Three stories jump off the pages of the news today.

--Sunnis returning to the table. Sunni Arab members of a committee drafting Iraq's new constitution ended their boycott Monday, six days after jeopardizing the credibility of the nascent political process by walking out in protest over the assassinations of two fellow Sunni constitution framers.

Their decision to return eased the threat that the country's new constitution would be a product of only two of three major Iraqi ethnic and religious groups.
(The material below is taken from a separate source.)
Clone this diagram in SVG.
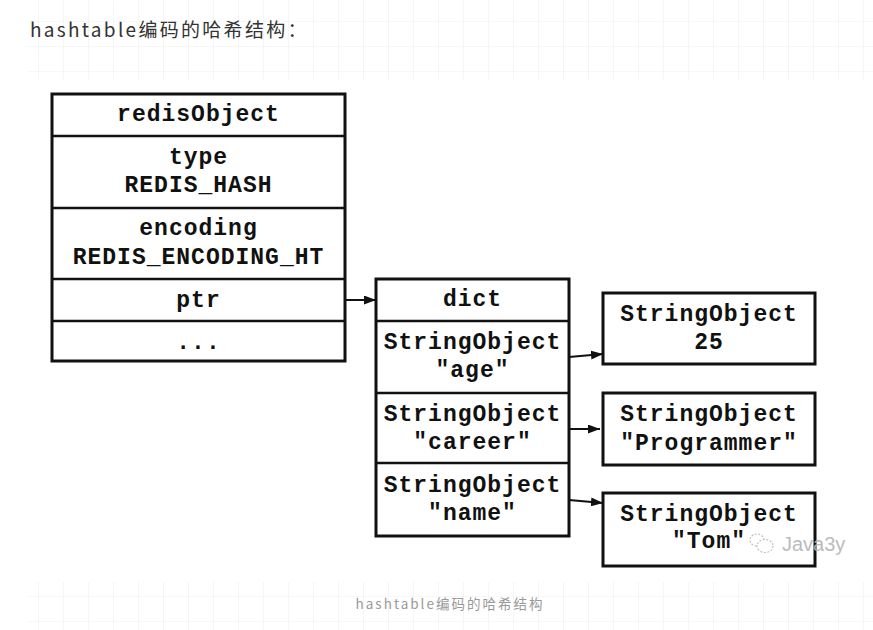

--North Korea returning to the table. North Korea’s envoy to international disarmament talks said Tuesday that banning atomic weapons on the Korean Peninsula was the main issue for the revived negotiations, while the United States maintained that it had no intention of invading the communist nation.

The talks Tuesday are the fourth such six-nation negotiations, which also include China, Japan, Russia, South Korea and the United States. They are reconvening after a 13-month boycott during which the North refused to attend, citing “hostile” U.S. policies.


Admittedly, we've been down this road with them before. Nobody's holding their breath over here, that's for sure.

--AFL-CIO Schism. The Teamsters and a major service employees union on Monday bolted from the AFL-CIO, a stinging exodus for an embattled movement struggling to stop membership losses and adjust to a rapidly changing working environment.

In a decision that AFL-CIO President John Sweeney labeled a “grievous insult” to labor’s rank-and-file, the Teamsters union and the Service Employees International Union, two major federation affiliates, said they decided to leave.

“In our view, we must have more union members in order to change the political climate that is undermining workers’ rights in this country,” said Teamsters President James P. Hoffa. “The AFL-CIO has chosen the opposite approach.”


Now if I could just get the teachers' unions to break apart--or at least, abandon their one-dimensional political advocacy--then we could see real changes.